C: Well, the thing is I love DJing. I think it’s incredibly fun and I feel unbelievably connected to people when I do it. I didn’t feel this much when I was younger, but I feel that I make a difference for people. I can see in the response that I have a positive impact on individuals. It’s not just about going into a random room playing music. It’s bigger than that for me. For me, when I talk about it being worth it, it has nothing to do with whether that time is well spent or not because it is. It’s all the surrounding shit.
I think it’s also about not being greedy, not taking too many gigs. Thinking about how the distance between where you’re going and the impact you’re having on the world in terms of flights. Being more mindful in the way that I approach the planning of my schedule so that it will have less of a negative impact on my personal life and the world.
RC: You chose this career, you continue to choose this career, and you continue to make choices that enable you to stay in it. Obviously you have a lot of motivation for it. It’s clear that you love what you’re doing.

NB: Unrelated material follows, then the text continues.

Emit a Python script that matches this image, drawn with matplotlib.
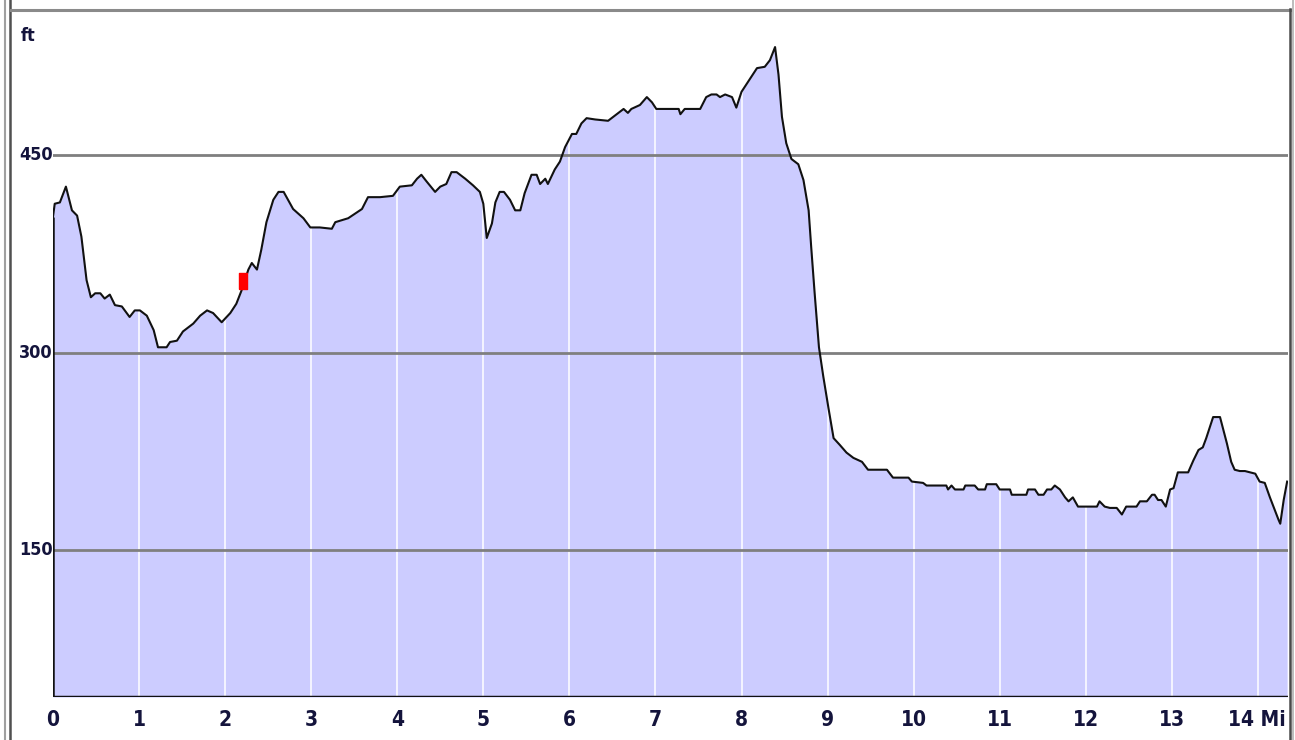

C: Yeah, what makes it worth it… It’s obviously a combination of things. For one, the joy of the actual performance. I get to play music very loud that I love. The reason that this fits well with my personality is that I am a massive control freak and if there’s anything that gives a sense of control, it is controlling a dance floor.
Learning how to engage with that over the years has given me a lot of pleasure. There’s a specific feeling I get in my body when I’m DJing – a certain kind of euphoria or pleasure that I physically feel from this interaction, from all these axes meeting: the music, interaction, the aesthetic pleasure of looking at people. For me, it’s very important that I can see people when I play. I can only get that sense of control through DJing and it’s a major motivation for me. I just don’t feel that anywhere else.